Our toddler was bitten several times - twice one week. I raised hell, and they came back with, "It's age-appropriate." Not twice in a week it isn't. We were ready to bail, when one of the directors left. Turned out the biter was her kid, and left with her.
posted by Kirth Gerson at 5:05 PM on August 29, 2006

If you have multiple ages at the daycare (not mixed together), even if your child is younger (say, toddler), if there are older kids (4-5), ask them if they like day care. Do this during your tour around the place.

Ask if they have any religious practices. In one day care in which I worked, there was no obvious sign of any religion being involved, but at lunchtime the kids were led in a simple prayer. (God is great, God is good, let us thank Him for our food, amen.)

Seconding this: Ask if they ever take the kids out on "field trips," whether that means a van, bus, or even a walk to the park down the road.
posted by IndigoRain at 2:48 AM on August 30, 2006

Speaking of field trips, if they use a bus (as in school bus), there are probably no seat belts.
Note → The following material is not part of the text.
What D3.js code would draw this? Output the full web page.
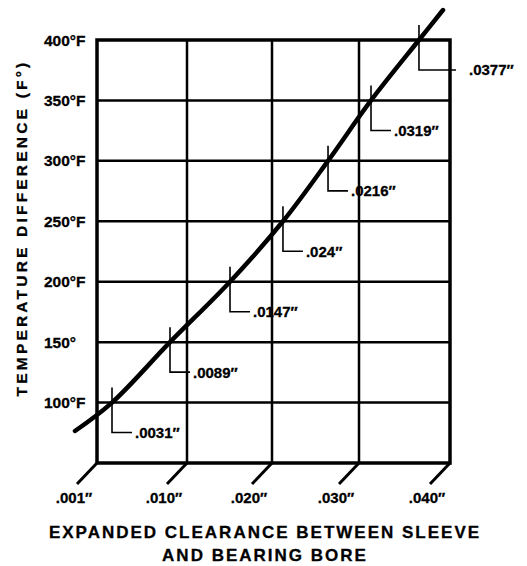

I count that as a negative.
posted by Kirth Gerson at 3:03 AM on August 30, 2006

I created a question recently about becoming a stay at home dad, and in it I mentioned how a visit to my daughter's new daycare left me unimpressed, compared to her current daycare. Here's some of the differences in care I noticed - and some of these have been mentioned

1) Kids weren't separated according to development stages...six year olds were mixing with three year olds

2) Morning snack was bagels and cream cheese. These were plonked onto a table, with bagels uncut and still in the bag. No one was actually eating.

3) Play area was a postage stamp sized lot that might have had grass at one time, surrounded by chain link.

4) Turnover - daycare director had started the week I visited. My simplest questions could not be answered.

5) Staff attitudes - of the two staff present during my visit, one obviously hated her job. Her attitude was plain by simply watching her interact with the children.

6) I wasn't impressed by the variety of toys and activities on offer at the center.